Pensez-vous qu'une mobilisation intersyndicale soit possible, et que les salariés y soient prêts ?

Il faut construire cette mobilisation intersyndicale et nous nous y employons. Toutes les organisations syndicales doivent se sentir concernées. Nous avons déjà eu des positions communes avec la FSU, FO et la CGT contre la loi Travail l'an dernier.

Depuis, le contexte a changé. La prudence semble de mise chez FO...

Chaque OS a son propre tempo d'analyse et de réaction. Nous pensons qu'il faut chercher maintenant à mettre en place une riposte. Ce lundi 19 juin, il y a plusieurs rassemblements, à Paris à 18h devant l'Assemblée, mais aussi dans d'autres villes, contre les projets de réforme du code du travail. Nos délégués ont voté, jeudi 15 juin, une motion appelant les salariés à participer à ces rassemblements organisés à l'initiative de collectifs comme Front social mais aussi, dans certaines villes comme le Havre, à l'appel des intersyndicales qui s'étaient mobilisées contre la loi Travail. C'est un début de mobilisation.

Mais l'été va constituer une coupure, non ?

Nous sommes réalistes. Nous ne tablons pas sur une manifestation massive entre le 31 juillet et le 15 août ! Mais il nous faut préparer la suite pour la rentrée de septembre. Dans le bilan des mobilisations contre la loi Travail que nous avons dressé lors du congrès, nous avons constaté qu'il avait été difficile de mettre beaucoup de secteurs en grève. Il faut en tirer la leçon. Nous avons déjà prévu une action le 30 août lors de l'université d'été du Medef.

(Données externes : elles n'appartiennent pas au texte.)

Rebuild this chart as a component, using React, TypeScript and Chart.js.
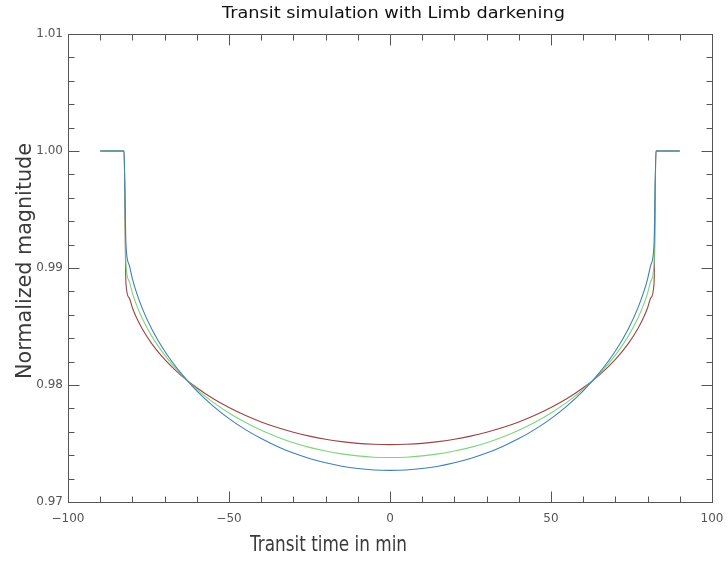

Où en est Solidaires concernant son implantation dans le privé ? Vous n'avez obtenu que 3,46% lors de la deuxième mesure d'audience des organisations syndicales. Déçu ?

Non, pas de déception. Nous consolidons nos implantations dans le secteur privé. L'an dernier, de nombreux syndicats d'entreprise se sont créés ou se sont renouvelés dans la protection sociale, le transport, les services, le monde associatif, etc. Par exemple, nous devenons représentatifs dans l'animation. En revanche, nous ne sommes plus représentatifs dans le caoutchouc, où nous étions bien présents, mais ce secteur a connu de nombreuses restructurations. Nous allons analyser tout cela et continuer notre travail d'implantation (*). Nous avons la satisfaction d'être de plus en plus nombreux lors de nos congrès : nous avions plus de 400 délégués présents, avec 43 organisations nationales et 60 organisations départementales présentes. Et nous cherchons aussi à travailler sur le plan international : notre congrès a adopté une résolution en faveur d'un réseau international de syndicats de lutte, dont le congrès aura lieu à Barcelone l'an prochain".

 

(*) Lors de son congrès, Solidaires a adopté une motion de "dénonciation des politiques managériales qui encouragent la répression antisyndicale et consduisent les salariés et militants au suicide".